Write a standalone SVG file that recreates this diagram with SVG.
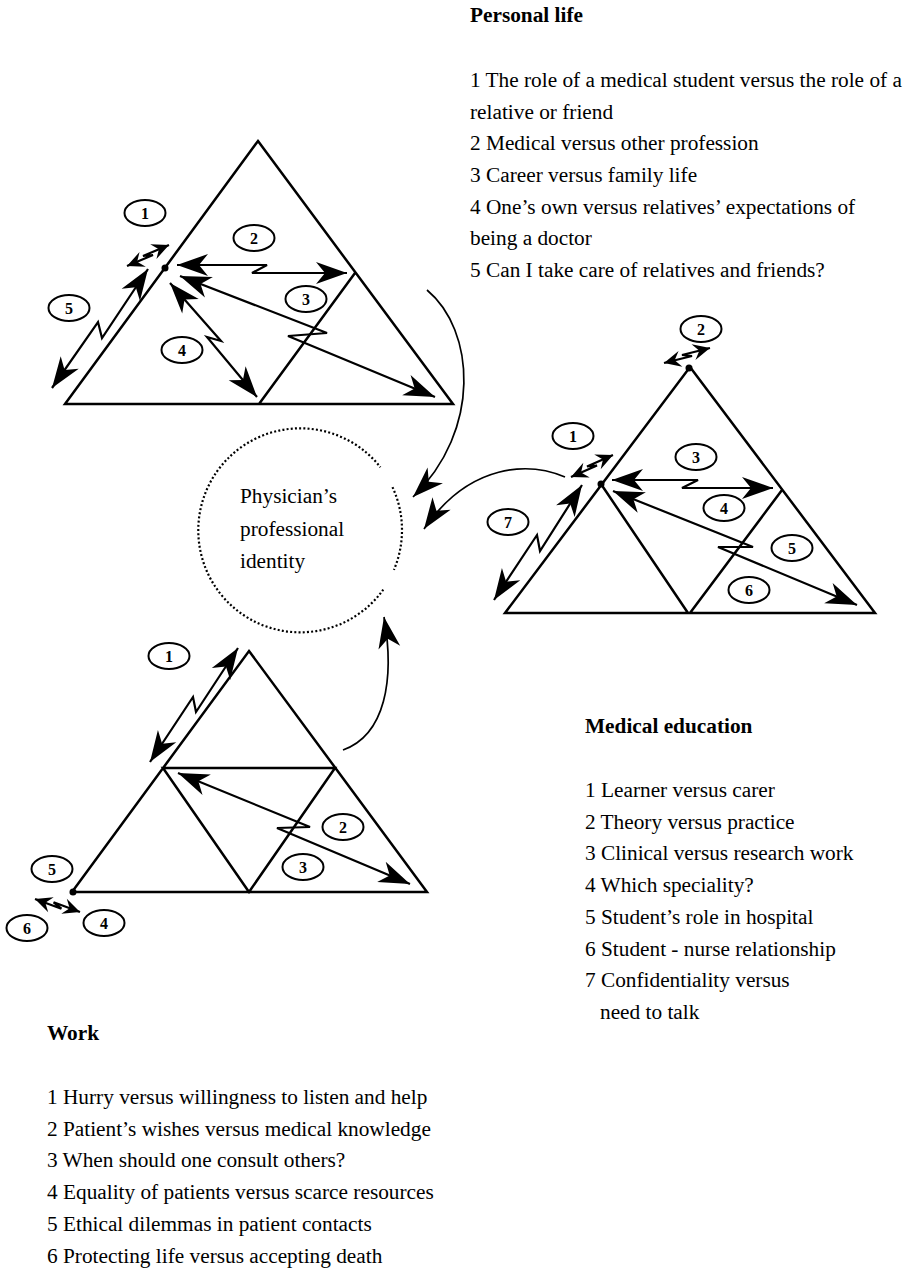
<svg xmlns="http://www.w3.org/2000/svg" width="907" height="1268" viewBox="0 0 907 1268">
<defs>
<marker id="ah" viewBox="-34 -13 36 26" refX="0" refY="0" markerWidth="36" markerHeight="26" markerUnits="userSpaceOnUse" orient="auto-start-reverse"><path d="M0,0 L-31,-11 L-22,0 L-31,11 Z" fill="#000"/></marker>
<marker id="as" viewBox="-20 -10 22 20" refX="0" refY="0" markerWidth="22" markerHeight="20" markerUnits="userSpaceOnUse" orient="auto-start-reverse"><path d="M0,0 L-17,-8 L-11,0 L-17,8 Z" fill="#000"/></marker>
</defs>
<style>
.tri{fill:none;stroke:#000;stroke-width:2.5;stroke-linejoin:miter}
.arr{fill:none;stroke:#000;stroke-width:2.2;marker-start:url(#ah);marker-end:url(#ah)}
.sarr{fill:none;stroke:#000;stroke-width:2.2;marker-start:url(#as);marker-end:url(#as)}
.curve{fill:none;stroke:#000;stroke-width:1.7;marker-end:url(#ah)}
.lab ellipse{fill:#fff;stroke:#000;stroke-width:2}
.lab text{font-family:"Liberation Serif","Times New Roman",serif;font-weight:bold;font-size:16px;text-anchor:middle}
.txt{font-family:"Liberation Serif","Times New Roman",serif;font-size:21.3px;fill:#000}
.hd{font-weight:bold}
.dotc{fill:none;stroke:#000;stroke-width:2.2;stroke-dasharray:2 2.2}
</style>
<rect width="907" height="1268" fill="#fff"/>

<g id="personal-life-triangle">
<path class="tri" d="M258,141 L453,404 L65,404 Z M355,273 L259,404"/>
<circle cx="165" cy="268" r="3.5"/>
<path class="arr" d="M177,265 L267,265 L252,273 L347,273"/>
<path class="arr" d="M180,276 L327,333 L288,336 L435,397"/>
<path class="arr" d="M170,283 L221,341 L207,337 L257,397"/>
<path class="arr" d="M148,269 L102,338 L98,322 L52,388"/>
<path class="sarr" d="M127,266 L153,255 L143,256 L169,245"/>
<g class="lab"><ellipse cx="145" cy="213" rx="20.5" ry="13"/><text x="145" y="218.5">1</text></g>
<g class="lab"><ellipse cx="254" cy="238" rx="20.5" ry="13"/><text x="254" y="243.5">2</text></g>
<g class="lab"><ellipse cx="306" cy="299" rx="20.5" ry="13"/><text x="306" y="304.5">3</text></g>
<g class="lab"><ellipse cx="182" cy="350" rx="20.5" ry="13"/><text x="182" y="355.5">4</text></g>
<g class="lab"><ellipse cx="69" cy="308" rx="20.5" ry="13"/><text x="69" y="313.5">5</text></g>
</g>

<g id="medical-education-triangle">
<path class="tri" d="M690,367 L875,613 L505,613 Z M601,484 L688,613 M782,490 L690,613"/>
<circle cx="601" cy="484" r="3.5"/>
<circle cx="689" cy="368" r="3.5"/>
<path class="arr" d="M612,480 L698,480 L682,488 L773,488"/>
<path class="arr" d="M613,491 L753,547 L718,547 L857,605"/>
<path class="arr" d="M582,485 L540,551 L537,535 L494,600"/>
<path class="sarr" d="M571,477 L597,465.5 L587,466.5 L613,455"/>
<path class="sarr" d="M664,363 L692,356 L682,355 L710,348"/>
<g class="lab"><ellipse cx="573" cy="436" rx="20.5" ry="13"/><text x="573" y="441.5">1</text></g>
<g class="lab"><ellipse cx="701" cy="329" rx="20.5" ry="13"/><text x="701" y="334.5">2</text></g>
<g class="lab"><ellipse cx="696" cy="457" rx="20.5" ry="13"/><text x="696" y="462.5">3</text></g>
<g class="lab"><ellipse cx="724" cy="508" rx="20.5" ry="13"/><text x="724" y="513.5">4</text></g>
<g class="lab"><ellipse cx="792" cy="548" rx="20.5" ry="13"/><text x="792" y="553.5">5</text></g>
<g class="lab"><ellipse cx="749" cy="590" rx="20.5" ry="13"/><text x="749" y="595.5">6</text></g>
<g class="lab"><ellipse cx="508" cy="522" rx="20.5" ry="13"/><text x="508" y="527.5">7</text></g>
</g>

<g id="work-triangle">
<path class="tri" d="M249,651 L427,892 L72,892 Z M163,768 L335,768 L249,892 Z"/>
<circle cx="73" cy="892" r="3.5"/>
<path class="arr" d="M238,648 L196,712 L193,697 L150,762"/>
<path class="arr" d="M178,773 L310,827 L277,828 L410,884"/>
<path class="sarr" d="M35,899 L61.4,908.7 L53.6,902.3 L80,912"/>
<g class="lab"><ellipse cx="169" cy="656" rx="20.5" ry="13"/><text x="169" y="661.5">1</text></g>
<g class="lab"><ellipse cx="343" cy="827" rx="20.5" ry="13"/><text x="343" y="832.5">2</text></g>
<g class="lab"><ellipse cx="303" cy="867" rx="20.5" ry="13"/><text x="303" y="872.5">3</text></g>
<g class="lab"><ellipse cx="104" cy="923" rx="20.5" ry="13"/><text x="104" y="928.5">4</text></g>
<g class="lab"><ellipse cx="52" cy="869" rx="20.5" ry="13"/><text x="52" y="874.5">5</text></g>
<g class="lab"><ellipse cx="27" cy="928" rx="20.5" ry="13"/><text x="27" y="933.5">6</text></g>
</g>

<g id="identity">
<path class="dotc" d="M383.3,589.6 A102,102 0 1 1 380.4,467.2"/>
<path class="dotc" d="M392.5,487.1 A102,102 0 0 1 393.9,569.9"/>
<text class="txt" x="240" y="503">Physician’s</text>
<text class="txt" x="240" y="536">professional</text>
<text class="txt" x="240" y="568">identity</text>
</g>

<g id="connectors">
<path class="curve" d="M427,290 C475,330 482,430 413,497"/>
<path class="curve" d="M565,477 C530,462 470,462 424,529"/>
<path class="curve" d="M343,750 C385,735 395,680 384,617"/>
</g>

<g id="personal-life-text" class="txt">
<text class="hd" x="470" y="22">Personal life</text>
<text x="470" y="87">1 The role of a medical student versus the role of a</text>
<text x="470" y="118.7">relative or friend</text>
<text x="470" y="150.3">2 Medical versus other profession</text>
<text x="470" y="182">3 Career versus family life</text>
<text x="470" y="213.7">4 One’s own versus relatives’ expectations of</text>
<text x="470" y="245.3">being a doctor</text>
<text x="470" y="277">5 Can I take care of relatives and friends?</text>
</g>

<g id="medical-education-text" class="txt">
<text class="hd" x="585" y="733">Medical education</text>
<text x="585" y="797">1 Learner versus carer</text>
<text x="585" y="828.5">2 Theory versus practice</text>
<text x="585" y="860">3 Clinical versus research work</text>
<text x="585" y="892">4 Which speciality?</text>
<text x="585" y="924">5 Student’s role in hospital</text>
<text x="585" y="955.5">6 Student - nurse relationship</text>
<text x="585" y="987.3">7 Confidentiality versus</text>
<text x="600" y="1019">need to talk</text>
</g>

<g id="work-text" class="txt">
<text class="hd" x="47" y="1040">Work</text>
<text x="47" y="1104">1 Hurry versus willingness to listen and help</text>
<text x="47" y="1135.7">2 Patient’s wishes versus medical knowledge</text>
<text x="47" y="1167.3">3 When should one consult others?</text>
<text x="47" y="1199.3">4 Equality of patients versus scarce resources</text>
<text x="47" y="1231">5 Ethical dilemmas in patient contacts</text>
<text x="47" y="1262.7">6 Protecting life versus accepting death</text>
</g>
</svg>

####################

• [BRIEF]: Do not include the images; transcribe the rest of the listing exactly.

• [RESPONSE]:
Write a standalone SVG file that recreates this diagram with SVG.
<svg xmlns="http://www.w3.org/2000/svg" width="907" height="1268" viewBox="0 0 907 1268">
<defs>
<marker id="ah" viewBox="-34 -13 36 26" refX="0" refY="0" markerWidth="36" markerHeight="26" markerUnits="userSpaceOnUse" orient="auto-start-reverse"><path d="M0,0 L-31,-11 L-22,0 L-31,11 Z" fill="#000"/></marker>
<marker id="as" viewBox="-20 -10 22 20" refX="0" refY="0" markerWidth="22" markerHeight="20" markerUnits="userSpaceOnUse" orient="auto-start-reverse"><path d="M0,0 L-17,-8 L-11,0 L-17,8 Z" fill="#000"/></marker>
</defs>
<style>
.tri{fill:none;stroke:#000;stroke-width:2.5;stroke-linejoin:miter}
.arr{fill:none;stroke:#000;stroke-width:2.2;marker-start:url(#ah);marker-end:url(#ah)}
.sarr{fill:none;stroke:#000;stroke-width:2.2;marker-start:url(#as);marker-end:url(#as)}
.curve{fill:none;stroke:#000;stroke-width:1.7;marker-end:url(#ah)}
.lab ellipse{fill:#fff;stroke:#000;stroke-width:2}
.lab text{font-family:"Liberation Serif","Times New Roman",serif;font-weight:bold;font-size:16px;text-anchor:middle}
.txt{font-family:"Liberation Serif","Times New Roman",serif;font-size:21.3px;fill:#000}
.hd{font-weight:bold}
.dotc{fill:none;stroke:#000;stroke-width:2.2;stroke-dasharray:2 2.2}
</style>
<rect width="907" height="1268" fill="#fff"/>

<g id="personal-life-triangle">
<path class="tri" d="M258,141 L453,404 L65,404 Z M355,273 L259,404"/>
<circle cx="165" cy="268" r="3.5"/>
<path class="arr" d="M177,265 L267,265 L252,273 L347,273"/>
<path class="arr" d="M180,276 L327,333 L288,336 L435,397"/>
<path class="arr" d="M170,283 L221,341 L207,337 L257,397"/>
<path class="arr" d="M148,269 L102,338 L98,322 L52,388"/>
<path class="sarr" d="M127,266 L153,255 L143,256 L169,245"/>
<g class="lab"><ellipse cx="145" cy="213" rx="20.5" ry="13"/><text x="145" y="218.5">1</text></g>
<g class="lab"><ellipse cx="254" cy="238" rx="20.5" ry="13"/><text x="254" y="243.5">2</text></g>
<g class="lab"><ellipse cx="306" cy="299" rx="20.5" ry="13"/><text x="306" y="304.5">3</text></g>
<g class="lab"><ellipse cx="182" cy="350" rx="20.5" ry="13"/><text x="182" y="355.5">4</text></g>
<g class="lab"><ellipse cx="69" cy="308" rx="20.5" ry="13"/><text x="69" y="313.5">5</text></g>
</g>

<g id="medical-education-triangle">
<path class="tri" d="M690,367 L875,613 L505,613 Z M601,484 L688,613 M782,490 L690,613"/>
<circle cx="601" cy="484" r="3.5"/>
<circle cx="689" cy="368" r="3.5"/>
<path class="arr" d="M612,480 L698,480 L682,488 L773,488"/>
<path class="arr" d="M613,491 L753,547 L718,547 L857,605"/>
<path class="arr" d="M582,485 L540,551 L537,535 L494,600"/>
<path class="sarr" d="M571,477 L597,465.5 L587,466.5 L613,455"/>
<path class="sarr" d="M664,363 L692,356 L682,355 L710,348"/>
<g class="lab"><ellipse cx="573" cy="436" rx="20.5" ry="13"/><text x="573" y="441.5">1</text></g>
<g class="lab"><ellipse cx="701" cy="329" rx="20.5" ry="13"/><text x="701" y="334.5">2</text></g>
<g class="lab"><ellipse cx="696" cy="457" rx="20.5" ry="13"/><text x="696" y="462.5">3</text></g>
<g class="lab"><ellipse cx="724" cy="508" rx="20.5" ry="13"/><text x="724" y="513.5">4</text></g>
<g class="lab"><ellipse cx="792" cy="548" rx="20.5" ry="13"/><text x="792" y="553.5">5</text></g>
<g class="lab"><ellipse cx="749" cy="590" rx="20.5" ry="13"/><text x="749" y="595.5">6</text></g>
<g class="lab"><ellipse cx="508" cy="522" rx="20.5" ry="13"/><text x="508" y="527.5">7</text></g>
</g>

<g id="work-triangle">
<path class="tri" d="M249,651 L427,892 L72,892 Z M163,768 L335,768 L249,892 Z"/>
<circle cx="73" cy="892" r="3.5"/>
<path class="arr" d="M238,648 L196,712 L193,697 L150,762"/>
<path class="arr" d="M178,773 L310,827 L277,828 L410,884"/>
<path class="sarr" d="M35,899 L61.4,908.7 L53.6,902.3 L80,912"/>
<g class="lab"><ellipse cx="169" cy="656" rx="20.5" ry="13"/><text x="169" y="661.5">1</text></g>
<g class="lab"><ellipse cx="343" cy="827" rx="20.5" ry="13"/><text x="343" y="832.5">2</text></g>
<g class="lab"><ellipse cx="303" cy="867" rx="20.5" ry="13"/><text x="303" y="872.5">3</text></g>
<g class="lab"><ellipse cx="104" cy="923" rx="20.5" ry="13"/><text x="104" y="928.5">4</text></g>
<g class="lab"><ellipse cx="52" cy="869" rx="20.5" ry="13"/><text x="52" y="874.5">5</text></g>
<g class="lab"><ellipse cx="27" cy="928" rx="20.5" ry="13"/><text x="27" y="933.5">6</text></g>
</g>

<g id="identity">
<path class="dotc" d="M383.3,589.6 A102,102 0 1 1 380.4,467.2"/>
<path class="dotc" d="M392.5,487.1 A102,102 0 0 1 393.9,569.9"/>
<text class="txt" x="240" y="503">Physician’s</text>
<text class="txt" x="240" y="536">professional</text>
<text class="txt" x="240" y="568">identity</text>
</g>

<g id="connectors">
<path class="curve" d="M427,290 C475,330 482,430 413,497"/>
<path class="curve" d="M565,477 C530,462 470,462 424,529"/>
<path class="curve" d="M343,750 C385,735 395,680 384,617"/>
</g>

<g id="personal-life-text" class="txt">
<text class="hd" x="470" y="22">Personal life</text>
<text x="470" y="87">1 The role of a medical student versus the role of a</text>
<text x="470" y="118.7">relative or friend</text>
<text x="470" y="150.3">2 Medical versus other profession</text>
<text x="470" y="182">3 Career versus family life</text>
<text x="470" y="213.7">4 One’s own versus relatives’ expectations of</text>
<text x="470" y="245.3">being a doctor</text>
<text x="470" y="277">5 Can I take care of relatives and friends?</text>
</g>

<g id="medical-education-text" class="txt">
<text class="hd" x="585" y="733">Medical education</text>
<text x="585" y="797">1 Learner versus carer</text>
<text x="585" y="828.5">2 Theory versus practice</text>
<text x="585" y="860">3 Clinical versus research work</text>
<text x="585" y="892">4 Which speciality?</text>
<text x="585" y="924">5 Student’s role in hospital</text>
<text x="585" y="955.5">6 Student - nurse relationship</text>
<text x="585" y="987.3">7 Confidentiality versus</text>
<text x="600" y="1019">need to talk</text>
</g>

<g id="work-text" class="txt">
<text class="hd" x="47" y="1040">Work</text>
<text x="47" y="1104">1 Hurry versus willingness to listen and help</text>
<text x="47" y="1135.7">2 Patient’s wishes versus medical knowledge</text>
<text x="47" y="1167.3">3 When should one consult others?</text>
<text x="47" y="1199.3">4 Equality of patients versus scarce resources</text>
<text x="47" y="1231">5 Ethical dilemmas in patient contacts</text>
<text x="47" y="1262.7">6 Protecting life versus accepting death</text>
</g>
</svg>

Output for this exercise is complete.